As I stepped out onto Queen Street from my apartment, a little girl who was alone in a parked car spotted me and immediately locked her door. She smiled and waved, letting me know– in her way– that she was just following her parent’s instructions and not to take it personally.

On the streetcar rumbling up Broadview, the driver stops the vehicle and lets on a man carrying two coffees. With a big smile on his face, he hands one to the driver. Familiar and animated, the two men act like this moment was absolutely the best part of their day.

A large, slightly scary looking man with a severe expression on his face sits by the window. I can’t help myself, and for whatever reason, keep stealing glances over at him. When we make eye contact, he quickly looks down and away, as if ashamed.
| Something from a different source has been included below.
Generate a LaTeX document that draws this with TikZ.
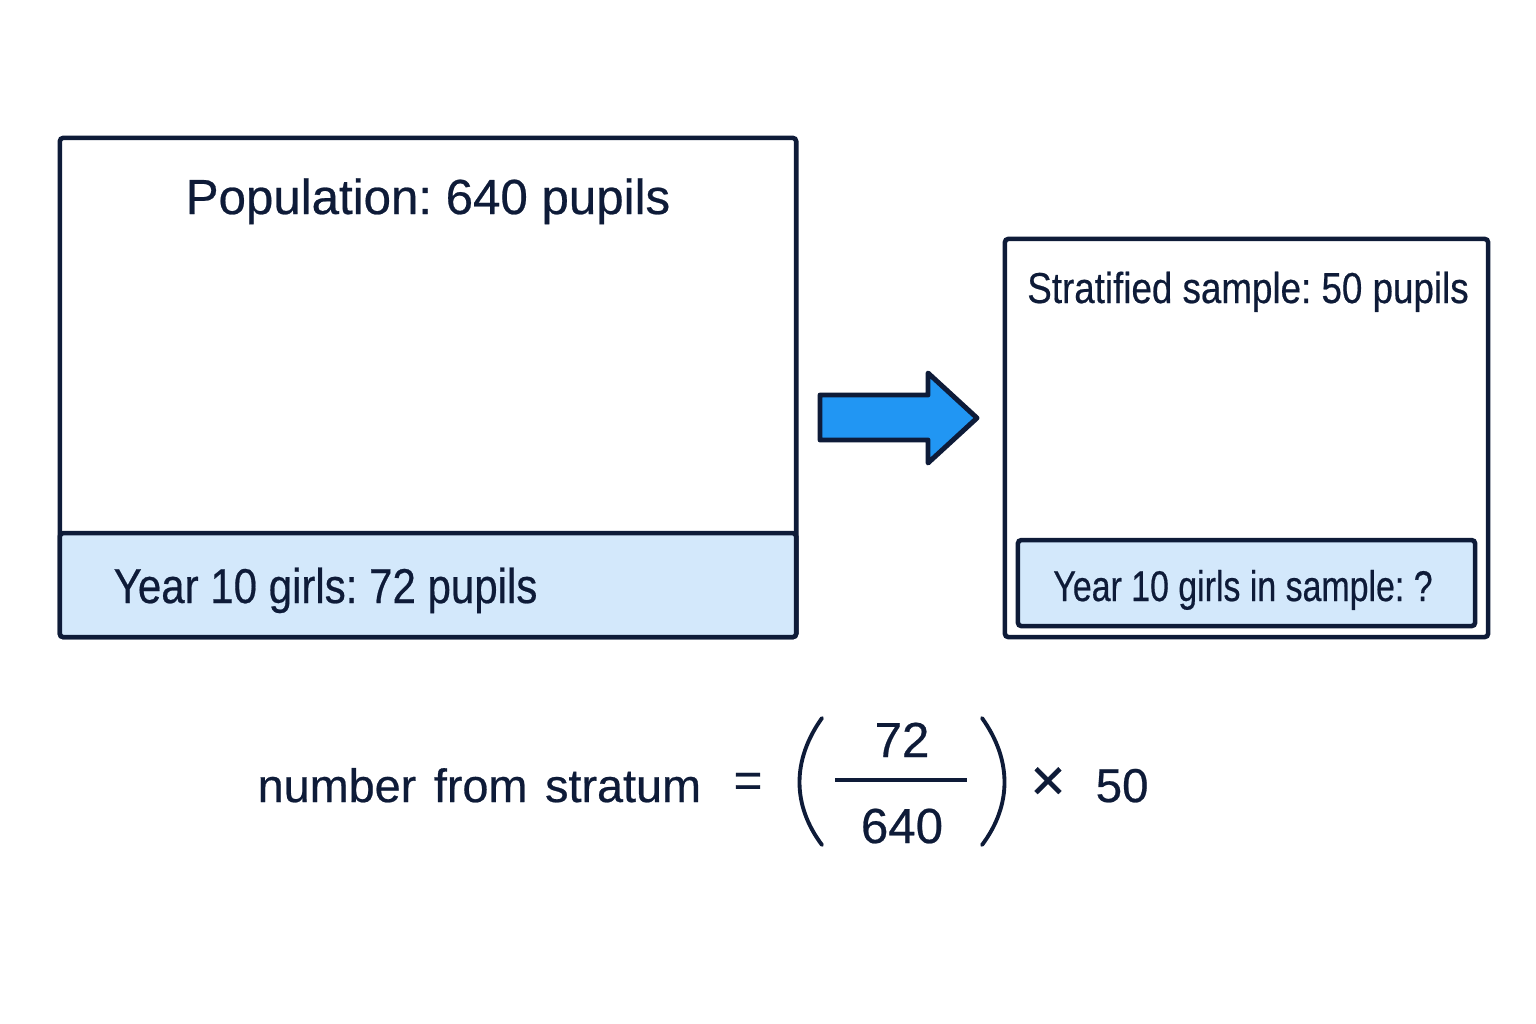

On the subway platform at Broadview, two boys with hockey sticks pass a crushed Pepsi can back and forth while waiting for the train.

At the corner of Bloor and Bathurst, shoppers comb through a table of bootlegged DVD’s. An old Asian man, shifting his weight from leg to leg, presides over the table. A man in his mid 30’s has a slight mental impairment, and he’s excitedly relating a long, rather wandering story to the Asian man, who responds by smiling and nodding, smiling and nodding. The customer wants him to save a copy of the Star Trek movie for him, but first he has to go home and ask his mother if it’s okay for him to spend the money.

“You will do this for me because I am a very good customer, right?” he asks.

The Asian man smiles and nods, smiles and nods.

Happy, the man heads toward home to speak with his mother. He turns around, yelling from the sidewalk, “ I will be back in 40 minutes to buy the Star Trek movie, okay?” and then he starts to jog.

In Yorkville, an expensively attired couple, sit across from one another sipping coffee. They’re both focused, busy on their iPhones, never making eye contact.

The woman’s phone goes off, and in a trilling, luxurious voice answers, “ Hello my baby, how are you?!”

“How was the show?”

“Glad to hear it!”

“Yes, we’re at the café at Holt Renfrew!”

The man, still on his iPhone, has yet to look up or change his expression.

In front of the Bay Subway station beggars, in a drunken call to joy, shout Christmas carols at the passing pedestrians.